Singapore scored highly in terms of family benefits and overall quality of life.
Singapore has once again – for the fourth consecutive year – emerged as the best place for expats to live and work, reported Channel NewsAsia citing an HSBC survey.
New Zealand came in second, while Germany, Canada and Bahrain rounded up the top five list.
While expats in the city-state received less on average at US$160,000, compared to those in Hong Kong who earn US$180,000 annually, Singapore did better when it comes to ratings of family benefits and overall quality of life.
In fact, almost three-quarters of expats in Singapore felt that the overall quality of life of their children is better here.
“The quality of childcare and education are considered better than at home for many expats and 60 percent say their children’s health and well-being has improved,” said the survey.

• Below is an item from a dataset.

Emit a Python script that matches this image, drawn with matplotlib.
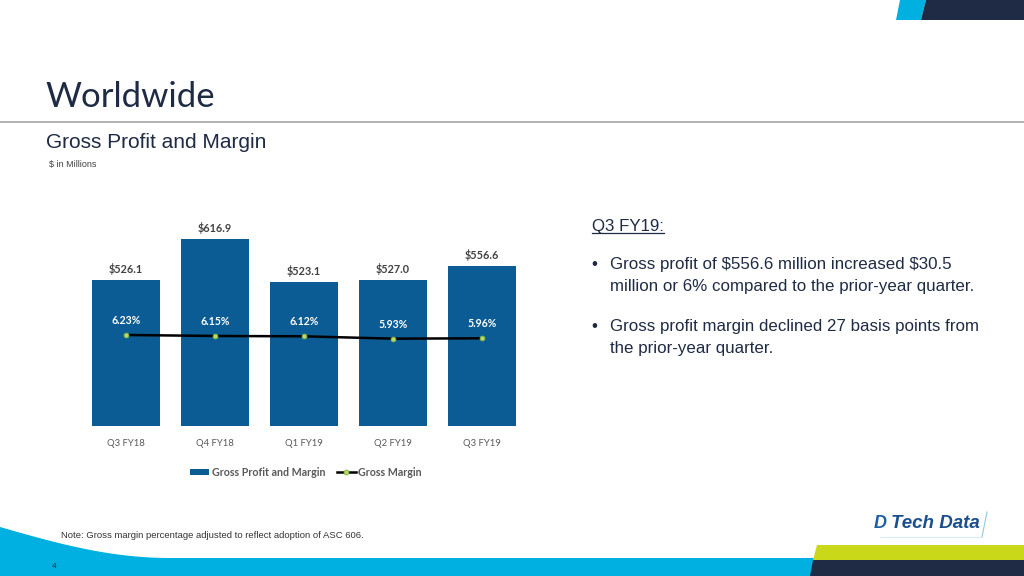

And with four out of five expats expressing confidence in the country’s economic and political stability, 78 percent said they would recommend Singapore to anyone planning to work abroad.
“More than a quarter of Singapore expats may have originally been sent by their employer (27 percent), but almost half (47 percent) have stayed in this safe, well-organised city and its lush, vibrant surroundings for the great quality of life it offers them and their family,” added the survey.
The survey of 22,318 expats, however, revealed that living in the city-state can be stressful, with 46 percent of the expats saying that stress levels at work in the Southeast Asian country are higher compared to what they witnessed back home.
Singapore’s high cost of living also posed a problem to some expats, with two in four saying they could not afford to buy a home in the city-state.
Meanwhile, Singaporeans who moved abroad said they enjoyed better work/life balance, with 50 percent saying they found personal fulfilment working abroad.
“Having left a well-organised, structured and carefully managed culture to plunge into the great global unknown, far more Singaporeans abroad (51 percent) feel the experience has made them more adaptable than the global average (39 percent),” noted the survey.